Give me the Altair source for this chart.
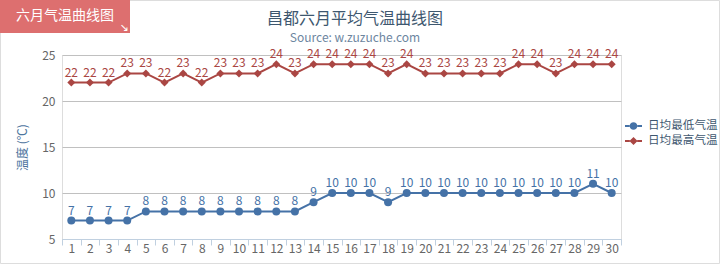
import altair as alt
import pandas as pd

# ---- data ----
days = list(range(1, 31))
low_temps = [7, 7, 7, 7, 8, 8, 8, 8, 8, 8, 8, 8, 8, 9, 10, 10, 10, 9, 10, 10,
             10, 10, 10, 10, 10, 10, 10, 10, 11, 10]
high_temps = [22, 22, 22, 23, 23, 22, 23, 22, 23, 23, 23, 24, 23, 24, 24, 24, 24, 23, 24, 23,
              23, 23, 23, 23, 24, 24, 23, 24, 24, 24]
series_names = ["日均最低气温", "日均最高气温"]
series_colors = ["#4572A7", "#AA4643"]
series_shapes = ["circle", "diamond"]
y_ticks = [5, 10, 15, 20, 25]
title_text = "昌都六月平均气温曲线图"
subtitle_text = "Source: w.zuzuche.com"
badge_text = "六月气温曲线图"
y_title = "温度 (℃)"

FONT = "Noto Sans CJK SC"

rows = []
for d, lo, hi in zip(days, low_temps, high_temps):
    rows.append({"day": d, "series": series_names[0], "temp": lo})
    rows.append({"day": d, "series": series_names[1], "temp": hi})
df = pd.DataFrame(rows)
one = pd.DataFrame({"t": [title_text], "s": [subtitle_text], "b": [badge_text], "a": ["↘"]})

x = alt.X("day:O", bandPosition=0.5,
          scale=alt.Scale(type="band", paddingInner=0, paddingOuter=0),
          axis=alt.Axis(title=None, tickBand="extent", labelAngle=0, domainColor="#C0D0E0",
                        tickColor="#C0D0E0", tickSize=6, labelPadding=-2, labelColor="#666666",
                        labelFontSize=12, labelFont=FONT, grid=False))
y_scale = alt.Scale(domain=[5, 25], nice=False, zero=False)
y = alt.Y("temp:Q", scale=y_scale,
          axis=alt.Axis(values=y_ticks, title=y_title, domain=False, ticks=False,
                        labelPadding=7, labelColor="#666666", labelFontSize=12, labelFont=FONT,
                        gridColor="#C0C0C0", titleColor="#4D759E", titleFontSize=12,
                        titleFont=FONT, titleFontWeight="normal", titleAngle=270,
                        titleX=-40, titleY=92, titleAlign="center", titleBaseline="middle"))

base = alt.Chart(df)
series_layers = []
for name, col, shp in zip(series_names, series_colors, series_shapes):
    sub = base.transform_filter(alt.datum.series == name)
    series_layers.append(sub.mark_line(strokeWidth=2, color=col).encode(x=x, y=y))
    series_layers.append(sub.mark_point(shape=shp, filled=True, size=64, opacity=1, color=col)
                         .encode(x=x, y=y))
    series_layers.append(sub.mark_text(dy=-10, fontSize=12, font=FONT, color=col)
                         .encode(x=x, y=y, text="temp:Q"))

circ_path = ("M-0.45,0 A0.45,0.45 0 1,0 0.45,0 A0.45,0.45 0 1,0 -0.45,0 Z "
             "M-1,-0.12 H-0.42 V0.12 H-1 Z M0.42,-0.12 H1 V0.12 H0.42 Z")
diam_path = ("M0,-0.48 L0.48,0 L0,0.48 L-0.48,0 Z "
             "M-1,-0.12 H-0.44 V0.12 H-1 Z M0.44,-0.12 H1 V0.12 H0.44 Z")

legend_def = alt.Legend(title=None, orient="none", legendX=563, legendY=62.5, symbolSize=289,
                        symbolStrokeWidth=0, labelFontSize=11.6, labelFont=FONT,
                        labelColor="#3E576F", rowPadding=0, padding=0, labelOffset=6)

# legend-only layer: points pushed far outside the y domain and clipped away
legend_layer = base.transform_calculate(off="1000").mark_point(
    filled=True, clip=True, opacity=1).encode(
    x=x, y=alt.Y("off:Q", scale=y_scale),
    shape=alt.Shape("series:N", scale=alt.Scale(domain=series_names, range=[circ_path, diam_path]),
                    legend=legend_def),
    color=alt.Color("series:N", scale=alt.Scale(domain=series_names, range=series_colors),
                    legend=legend_def),
)

ob = alt.Chart(one)
border = ob.mark_rect(fill="transparent", stroke="#DDDDDD", strokeWidth=1).encode(
    x=alt.value(-61.5), x2=alt.value(657.5), y=alt.value(-54.5), y2=alt.value(208.5))
badge = ob.mark_rect(fill="#DD6F6F").encode(
    x=alt.value(-62), x2=alt.value(68), y=alt.value(-55), y2=alt.value(-22))
badge_t = ob.mark_text(fontSize=14, font=FONT, color="white", align="center", baseline="middle").encode(
    text="b:N", x=alt.value(3), y=alt.value(-39))
badge_a = ob.mark_text(fontSize=11, font="DejaVu Sans", color="white", align="center", baseline="middle").encode(
    text="a:N", x=alt.value(62), y=alt.value(-27))
title = ob.mark_text(fontSize=16, font=FONT, color="#3E576F", align="center", baseline="middle").encode(
    text="t:N", x=alt.value(293), y=alt.value(-36))
subtitle = ob.mark_text(fontSize=12, font=FONT, color="#6D869F", align="center", baseline="middle").encode(
    text="s:N", x=alt.value(293), y=alt.value(-17))

chart = alt.layer(
    border, *series_layers, legend_layer, badge, badge_t, badge_a, title, subtitle
).properties(
    width=559, height=184,
    autosize=alt.AutoSizeParams(type="none"),
    padding={"left": 62, "top": 55, "right": 99, "bottom": 25},
).configure_view(stroke="transparent").configure(background="white")

chart.save("out.html", embed_options={"renderer": "svg", "actions": False})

* TASK GOAL:
Drop the images and repeat the data exactly.

* RESPONSE:
Give me the Altair source for this chart.
import altair as alt
import pandas as pd

# ---- data ----
days = list(range(1, 31))
low_temps = [7, 7, 7, 7, 8, 8, 8, 8, 8, 8, 8, 8, 8, 9, 10, 10, 10, 9, 10, 10,
             10, 10, 10, 10, 10, 10, 10, 10, 11, 10]
high_temps = [22, 22, 22, 23, 23, 22, 23, 22, 23, 23, 23, 24, 23, 24, 24, 24, 24, 23, 24, 23,
              23, 23, 23, 23, 24, 24, 23, 24, 24, 24]
series_names = ["日均最低气温", "日均最高气温"]
series_colors = ["#4572A7", "#AA4643"]
series_shapes = ["circle", "diamond"]
y_ticks = [5, 10, 15, 20, 25]
title_text = "昌都六月平均气温曲线图"
subtitle_text = "Source: w.zuzuche.com"
badge_text = "六月气温曲线图"
y_title = "温度 (℃)"

FONT = "Noto Sans CJK SC"

rows = []
for d, lo, hi in zip(days, low_temps, high_temps):
    rows.append({"day": d, "series": series_names[0], "temp": lo})
    rows.append({"day": d, "series": series_names[1], "temp": hi})
df = pd.DataFrame(rows)
one = pd.DataFrame({"t": [title_text], "s": [subtitle_text], "b": [badge_text], "a": ["↘"]})

x = alt.X("day:O", bandPosition=0.5,
          scale=alt.Scale(type="band", paddingInner=0, paddingOuter=0),
          axis=alt.Axis(title=None, tickBand="extent", labelAngle=0, domainColor="#C0D0E0",
                        tickColor="#C0D0E0", tickSize=6, labelPadding=-2, labelColor="#666666",
                        labelFontSize=12, labelFont=FONT, grid=False))
y_scale = alt.Scale(domain=[5, 25], nice=False, zero=False)
y = alt.Y("temp:Q", scale=y_scale,
          axis=alt.Axis(values=y_ticks, title=y_title, domain=False, ticks=False,
                        labelPadding=7, labelColor="#666666", labelFontSize=12, labelFont=FONT,
                        gridColor="#C0C0C0", titleColor="#4D759E", titleFontSize=12,
                        titleFont=FONT, titleFontWeight="normal", titleAngle=270,
                        titleX=-40, titleY=92, titleAlign="center", titleBaseline="middle"))

base = alt.Chart(df)
series_layers = []
for name, col, shp in zip(series_names, series_colors, series_shapes):
    sub = base.transform_filter(alt.datum.series == name)
    series_layers.append(sub.mark_line(strokeWidth=2, color=col).encode(x=x, y=y))
    series_layers.append(sub.mark_point(shape=shp, filled=True, size=64, opacity=1, color=col)
                         .encode(x=x, y=y))
    series_layers.append(sub.mark_text(dy=-10, fontSize=12, font=FONT, color=col)
                         .encode(x=x, y=y, text="temp:Q"))

circ_path = ("M-0.45,0 A0.45,0.45 0 1,0 0.45,0 A0.45,0.45 0 1,0 -0.45,0 Z "
             "M-1,-0.12 H-0.42 V0.12 H-1 Z M0.42,-0.12 H1 V0.12 H0.42 Z")
diam_path = ("M0,-0.48 L0.48,0 L0,0.48 L-0.48,0 Z "
             "M-1,-0.12 H-0.44 V0.12 H-1 Z M0.44,-0.12 H1 V0.12 H0.44 Z")

legend_def = alt.Legend(title=None, orient="none", legendX=563, legendY=62.5, symbolSize=289,
                        symbolStrokeWidth=0, labelFontSize=11.6, labelFont=FONT,
                        labelColor="#3E576F", rowPadding=0, padding=0, labelOffset=6)

# legend-only layer: points pushed far outside the y domain and clipped away
legend_layer = base.transform_calculate(off="1000").mark_point(
    filled=True, clip=True, opacity=1).encode(
    x=x, y=alt.Y("off:Q", scale=y_scale),
    shape=alt.Shape("series:N", scale=alt.Scale(domain=series_names, range=[circ_path, diam_path]),
                    legend=legend_def),
    color=alt.Color("series:N", scale=alt.Scale(domain=series_names, range=series_colors),
                    legend=legend_def),
)

ob = alt.Chart(one)
border = ob.mark_rect(fill="transparent", stroke="#DDDDDD", strokeWidth=1).encode(
    x=alt.value(-61.5), x2=alt.value(657.5), y=alt.value(-54.5), y2=alt.value(208.5))
badge = ob.mark_rect(fill="#DD6F6F").encode(
    x=alt.value(-62), x2=alt.value(68), y=alt.value(-55), y2=alt.value(-22))
badge_t = ob.mark_text(fontSize=14, font=FONT, color="white", align="center", baseline="middle").encode(
    text="b:N", x=alt.value(3), y=alt.value(-39))
badge_a = ob.mark_text(fontSize=11, font="DejaVu Sans", color="white", align="center", baseline="middle").encode(
    text="a:N", x=alt.value(62), y=alt.value(-27))
title = ob.mark_text(fontSize=16, font=FONT, color="#3E576F", align="center", baseline="middle").encode(
    text="t:N", x=alt.value(293), y=alt.value(-36))
subtitle = ob.mark_text(fontSize=12, font=FONT, color="#6D869F", align="center", baseline="middle").encode(
    text="s:N", x=alt.value(293), y=alt.value(-17))

chart = alt.layer(
    border, *series_layers, legend_layer, badge, badge_t, badge_a, title, subtitle
).properties(
    width=559, height=184,
    autosize=alt.AutoSizeParams(type="none"),
    padding={"left": 62, "top": 55, "right": 99, "bottom": 25},
).configure_view(stroke="transparent").configure(background="white")

chart.save("out.html", embed_options={"renderer": "svg", "actions": False})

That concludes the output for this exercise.